• _Challenge_
List every line in this data where the string "chart" occurs.

• _Data excerpt_
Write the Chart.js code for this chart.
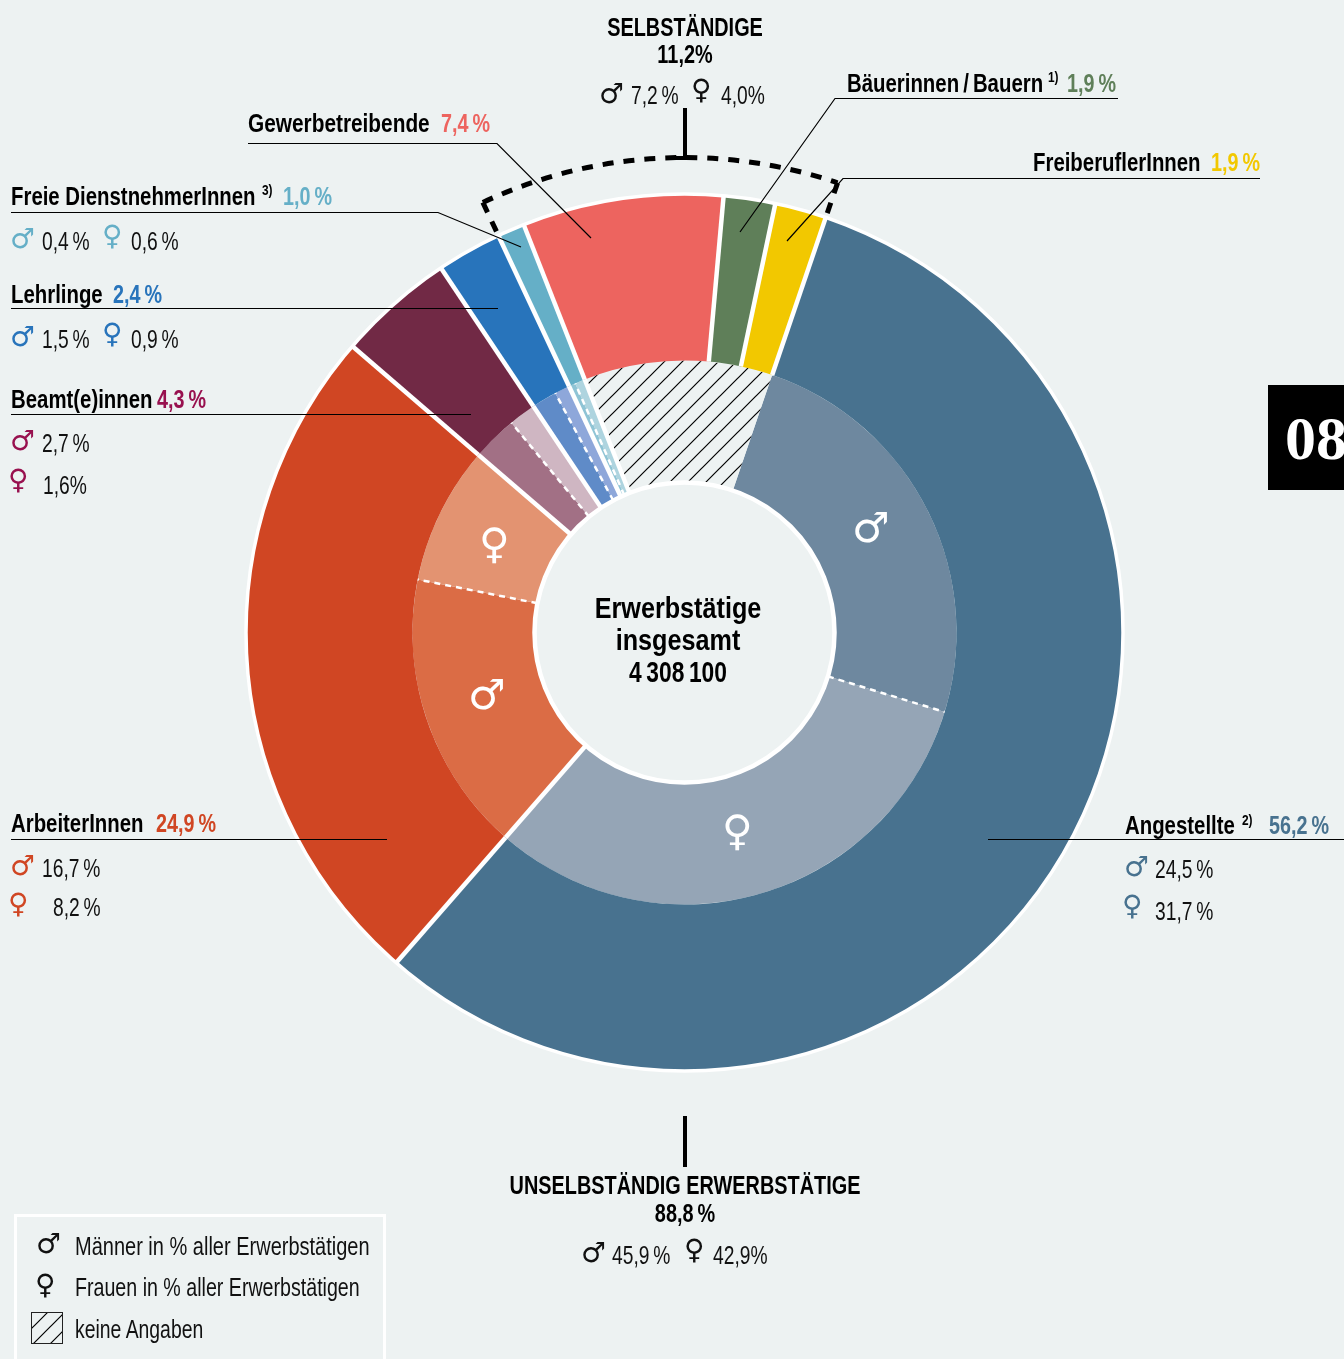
<!DOCTYPE html>
<html lang="de">
<head>
<meta charset="utf-8">
<title>Erwerbstätige</title>
<script src="https://cdn.jsdelivr.net/npm/chart.js@4/dist/chart.umd.min.js"></script>
<style>
    html, body { margin: 0; padding: 0; background: #edf2f2; }
    #page { position: relative; width: 1344px; height: 1359px; overflow: hidden; }
    #chart { position: absolute; left: 0; top: 0; }
    .t { position: absolute; line-height: 0; white-space: nowrap; font-family: "Liberation Sans", sans-serif; color: #111; transform-origin: 0 0; }
    .b { font-weight: bold; font-size: 25px; color: #000; transform: scaleX(.815); }
    .p { font-weight: bold; font-size: 25px; transform: scaleX(.79); }
    .n { font-size: 25px; transform: scaleX(.77); }
    .s { font-weight: bold; font-size: 14px; color: #000; transform: scaleX(.85); }
    .c { transform-origin: 50% 0; transform: translateX(-50%) scaleX(.795); }
    .ctr { font-size: 30px; transform: translateX(-50%) scaleX(.84); }
    .g { font-family: "DejaVu Sans", sans-serif; font-size: 28px; transform: none; }
    .big { font-family: "DejaVu Sans", sans-serif; font-size: 42px; color: #fff; }
    #tab { position: absolute; left: 1268px; top: 385px; width: 76px; height: 105px; background: #000; overflow: hidden; }
    #tab span { position: absolute; left: 17px; top: 53px; font: bold 62px "Liberation Serif", serif; line-height: 0; color: #fff; }
    #legendBox { position: absolute; left: 14px; top: 1214px; width: 366px; height: 160px; border: 3px solid #fff; }
</style>
</head>
<body>
<div id="page">
    <canvas id="chart" width="1344" height="1359"></canvas>
    <div id="legendBox"></div>
    <div id="tab"><span>08</span></div>
</div>
<script>
var groups = ['Angestellte', 'ArbeiterInnen', 'Beamt(e)innen', 'Lehrlinge', 'Freie DienstnehmerInnen', 'Gewerbetreibende', 'Bäuerinnen/Bauern', 'FreiberuflerInnen'];
var groupValues = [56.2, 24.9, 4.3, 2.4, 1.0, 7.4, 1.9, 1.9];
var groupColors = ['#48728f', '#d04623', '#712945', '#2874bb', '#65afc7', '#ed645f', '#5f7f59', '#f2c800'];

// inner ring, only the first five groups have a split
var maleValues = [24.5, 16.7, 2.7, 1.5, 0.4];
var femaleValues = [31.7, 8.2, 1.6, 0.9, 0.6];
var maleColors = ['#6e889f', '#db6c45', '#a27085', '#5f8bc8', '#8fc4d5'];
var femaleColors = ['#95a5b6', '#e39371', '#cfb6c2', '#8ea7da', '#aed4df'];
var noData = 11.2;

var BG = '#edf2f2';
var MALE = '\u2642', FEMALE = '\u2640';

function makeHatch(size) {
    var c = document.createElement('canvas');
    c.width = size;
    c.height = size;
    var g = c.getContext('2d');
    g.fillStyle = BG;
    g.fillRect(0, 0, size, size);
    g.strokeStyle = '#000';
    g.lineWidth = 1.2;
    g.beginPath();
    g.moveTo(-2, size + 2);
    g.lineTo(size + 2, -2);
    g.moveTo(-2, 2);
    g.lineTo(2, -2);
    g.moveTo(size - 2, size + 2);
    g.lineTo(size + 2, size - 2);
    g.stroke();
    return g.createPattern(c, 'repeat');
}

var innerValues = [], innerColors = [];
maleValues.forEach(function (v, i) {
    innerValues.push(v, femaleValues[i]);
    innerColors.push(maleColors[i], femaleColors[i]);
});
innerValues.push(noData);
innerColors.push(makeHatch(18));

function radial(ctx, arc, angle, r0, r1) {
    ctx.beginPath();
    ctx.moveTo(arc.x + Math.cos(angle) * r0, arc.y + Math.sin(angle) * r0);
    ctx.lineTo(arc.x + Math.cos(angle) * r1, arc.y + Math.sin(angle) * r1);
    ctx.stroke();
}

function polyline(ctx, pts) {
    ctx.beginPath();
    ctx.moveTo(pts[0][0], pts[0][1]);
    pts.slice(1).forEach(function (p) { ctx.lineTo(p[0], p[1]); });
    ctx.stroke();
}

var leaders = [
    [[248, 143.5], [497, 143.5], [591, 238]],
    [[1118, 98.5], [835, 98.5], [740, 232]],
    [[1260, 178.5], [843, 178.5], [787, 241]],
    [[11, 212.5], [438, 212.5], [521, 247]],
    [[11, 308.5], [498, 308.5]],
    [[11, 414.5], [471, 414.5]],
    [[11, 839.5], [387, 839.5]],
    [[988, 839.5], [1344, 839.5]]
];

var ringLines = {
    id: 'ringLines',
    afterDatasetsDraw: function (chart) {
        var ctx = chart.ctx;
        var outer = chart.getDatasetMeta(0).data;
        var inner = chart.getDatasetMeta(1).data;
        var a0 = outer[0];
        ctx.save();

        // white outlines
        ctx.strokeStyle = '#fff';
        ctx.lineWidth = 3.5;
        ctx.beginPath();
        ctx.arc(a0.x, a0.y, a0.outerRadius + 0.5, 0, Math.PI * 2);
        ctx.stroke();
        ctx.lineWidth = 4.5;
        outer.forEach(function (arc) {
            radial(ctx, arc, arc.startAngle, arc.innerRadius, arc.outerRadius);
        });
        inner.forEach(function (arc, i) {
            if (i > 0 && i % 2 === 0) {
                radial(ctx, arc, arc.startAngle, arc.innerRadius, arc.outerRadius);
            }
        });
        ctx.lineWidth = 2.5;
        ctx.setLineDash([6, 5]);
        inner.forEach(function (arc, i) {
            if (i % 2 === 1 && i < inner.length - 1) {
                radial(ctx, arc, arc.startAngle, arc.innerRadius, arc.outerRadius);
            }
        });
        ctx.setLineDash([]);
        ctx.lineWidth = 4.5;
        ctx.beginPath();
        ctx.arc(a0.x, a0.y, inner[0].innerRadius, 0, Math.PI * 2);
        ctx.stroke();

        // bracket over the self-employed groups
        var from = outer[4].startAngle, to = outer[7].endAngle, R = 475;
        ctx.strokeStyle = '#000';
        ctx.lineWidth = 5;
        ctx.setLineDash([11, 10]);
        ctx.beginPath();
        ctx.arc(a0.x, a0.y, R, from, to);
        ctx.stroke();
        radial(ctx, a0, from, R, a0.outerRadius + 3);
        radial(ctx, a0, to, R, a0.outerRadius + 3);
        ctx.setLineDash([]);
        ctx.lineWidth = 4;
        polyline(ctx, [[674, 158], [685, 158], [685, 108]]);
        polyline(ctx, [[685, 1116], [685, 1167]]);

        // leader lines
        ctx.strokeStyle = '#000';
        ctx.lineWidth = 1.2;
        leaders.forEach(function (pts) { polyline(ctx, pts); });

        // hatch swatch of the legend
        ctx.lineWidth = 1;
        ctx.fillStyle = makeHatch(17);
        ctx.fillRect(31.5, 1312.5, 31, 31);
        ctx.strokeStyle = '#222';
        ctx.strokeRect(31.5, 1312.5, 31, 31);
        ctx.restore();
    }
};

new Chart(document.getElementById('chart'), {
    type: 'doughnut',
    data: {
        labels: groups,
        datasets: [
            { data: groupValues, backgroundColor: groupColors, borderWidth: 0, weight: 166 },
            { data: innerValues, backgroundColor: innerColors, borderWidth: 0, weight: 122 }
        ]
    },
    options: {
        responsive: false,
        animation: false,
        rotation: 18.8,
        cutout: 150,
        layout: { padding: { left: 246.5, right: 221.5, top: 194.5, bottom: 288.5 } },
        plugins: { legend: { display: false }, tooltip: { enabled: false } }
    },
    plugins: [ringLines]
});

// x, vertical middle, text, class, colour, own horizontal scale
var texts = [
    [685, 27, 'SELBSTÄNDIGE', 'b c'], [685, 54, '11,2%', 'b c'],
    [599, 94, MALE, 'g'], [631, 95, '7,2\u2009%', 'n'], [691, 90, FEMALE, 'g'], [721, 95, '4,0%', 'n'],

    [248, 123, 'Gewerbetreibende', 'b', null, .833], [441, 123, '7,4\u2009%', 'p', '#ed645f'],
    [847, 83, 'Bäuerinnen\u2009/\u2009Bauern', 'b'], [1048, 77, '1)', 's'], [1067, 83, '1,9\u2009%', 'p', '#5f7f59'],
    [1033, 162, 'FreiberuflerInnen', 'b'], [1211, 162, '1,9\u2009%', 'p', '#f2c800'],

    [11, 196, 'Freie DienstnehmerInnen', 'b'], [262, 190, '3)', 's'], [283, 196, '1,0\u2009%', 'p', '#65afc7'],
    [10, 239, MALE, 'g', '#65afc7'], [42, 241, '0,4\u2009%', 'n'], [102, 236, FEMALE, 'g', '#65afc7'], [131, 241, '0,6\u2009%', 'n'],

    [11, 294, 'Lehrlinge', 'b'], [113, 294, '2,4\u2009%', 'p', '#2874bb'],
    [10, 337, MALE, 'g', '#2874bb'], [42, 339, '1,5\u2009%', 'n'], [102, 334, FEMALE, 'g', '#2874bb'], [131, 339, '0,9\u2009%', 'n'],

    [11, 399, 'Beamt(e)innen', 'b'], [157, 399, '4,3\u2009%', 'p', '#98114f'],
    [10, 441, MALE, 'g', '#98114f'], [42, 443, '2,7\u2009%', 'n'],
    [8, 480, FEMALE, 'g', '#98114f'], [43, 485, '1,6%', 'n'],

    [11, 823, 'ArbeiterInnen', 'b'], [156, 823, '24,9\u2009%', 'p', '#d04623'],
    [10, 866, MALE, 'g', '#d04623'], [42, 868, '16,7\u2009%', 'n'],
    [8, 904, FEMALE, 'g', '#d04623'], [53, 907, '8,2\u2009%', 'n'],

    [1125, 825, 'Angestellte', 'b'], [1242, 820, '2)', 's'], [1269, 825, '56,2\u2009%', 'p', '#48728f'],
    [1124, 867, MALE, 'g', '#48728f'], [1155, 869, '24,5\u2009%', 'n'],
    [1122, 906, FEMALE, 'g', '#48728f'], [1155, 911, '31,7\u2009%', 'n'],

    [685, 1185, 'UNSELBSTÄNDIG ERWERBSTÄTIGE', 'b c'], [685, 1213, '88,8\u2009%', 'b c'],
    [581, 1253, MALE, 'g'], [612, 1255, '45,9\u2009%', 'n'], [684, 1250, FEMALE, 'g'], [713, 1255, '42,9%', 'n'],

    [36, 1244, MALE, 'g'], [75, 1246, 'Männer in % aller Erwerbstätigen', 'n', null, .8],
    [35, 1285, FEMALE, 'g'], [75, 1287, 'Frauen in % aller Erwerbstätigen', 'n', null, .785],
    [75, 1329, 'keine Angaben', 'n', null, .775],

    [678, 608, 'Erwerbstätige', 'b c ctr'], [678, 640, 'insgesamt', 'b c ctr'], [678, 672, '4\u2009308\u2009100', 'b c ctr', null, .76],

    [852, 528, MALE, 'big'], [479, 544, FEMALE, 'big'], [468, 695, MALE, 'big'], [722, 831, FEMALE, 'big']
];

var page = document.getElementById('page');
texts.forEach(function (row) {
    var el = document.createElement('div');
    el.className = 't ' + row[3];
    el.style.left = row[0] + 'px';
    el.style.top = row[1] + 'px';
    if (row[4]) {
        el.style.color = row[4];
    }
    if (row[5]) {
        el.style.transform = (row[3].indexOf(' c') >= 0 ? 'translateX(-50%) ' : '') + 'scaleX(' + row[5] + ')';
    }
    el.textContent = row[2];
    page.appendChild(el);
});
</script>
</body>
</html>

• _Answer to this task_
Write the Chart.js code for this chart.
<script src="https://cdn.jsdelivr.net/npm/chart.js@4/dist/chart.umd.min.js"></script>
    #chart { position: absolute; left: 0; top: 0; }
    <canvas id="chart" width="1344" height="1359"></canvas>
    afterDatasetsDraw: function (chart) {
        var ctx = chart.ctx;
        var outer = chart.getDatasetMeta(0).data;
        var inner = chart.getDatasetMeta(1).data;
new Chart(document.getElementById('chart'), {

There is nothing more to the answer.